"The talking cure" was the expression coined by Bertha Pappenheim–the subject of the first celebrated case history in psychoanalysis–to describe the magical power of language to diminish mental suffering. From its beginnings, psychoanalysis has inspired countless novels dramatizing the psychotherapeutic process and using the patient-analyst relationship to explore psychological, moral and philosophical questions.
The Talking Cure is a well-written and evocative book that analyzes these relationships as portrayed by modern writers, including Philip Roth, F. Scott Fitzgerald, T.S. Eliot, and Sylvia Plath. The first critical analysis of the ways in which psychoanalysts are depicted in literature, it asks a number of crucial questions: How do creative writers portray psychoanalysis? What is the effect of psychotherapy on the creative process? Which prominent artists suffered psychological breakdowns and later wrote, in however disguised form, about their experience in therapy? Why does Freud continue to fascinate–and in some cases, obsess–the artist?
Of the nine writers discussed, seven have had experiences with mental illness serious enough to require hospitalization or prolonged psychoanalytic treatment, including Charlotte Perkins ("The Yellow Wallpaper"), Joanne Greenberg (I Never Promised You A Rose Garden), Doris Lessing (The Golden Notebook), Eliot, Fitzgerald, and Plath.

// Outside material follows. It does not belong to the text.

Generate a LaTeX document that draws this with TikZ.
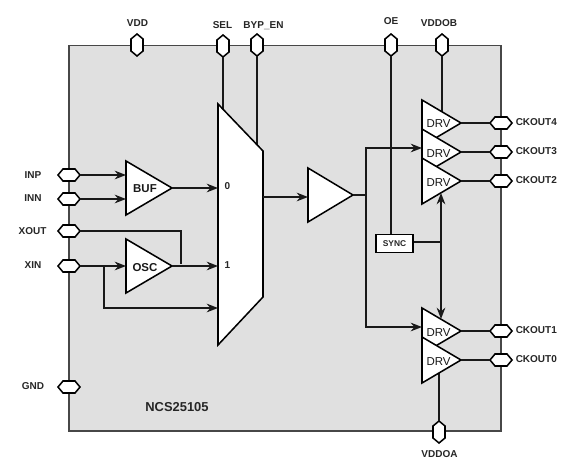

In a number of cases Jeffrey Berman has uncovered the actual published psychiatric case study that sheds light on the novelist's portrayal of mental illness and therapeutic cure.
The first major study of the characterization of the psychoanalyst in literature, The Talking Cure is a fascinating book that provides a critical new approach to the portrayal of the patient-analyst relationship, the effect of psychotherapy on the creative process, and the ways in which a writer transmutes case study material into art. (574 pp.)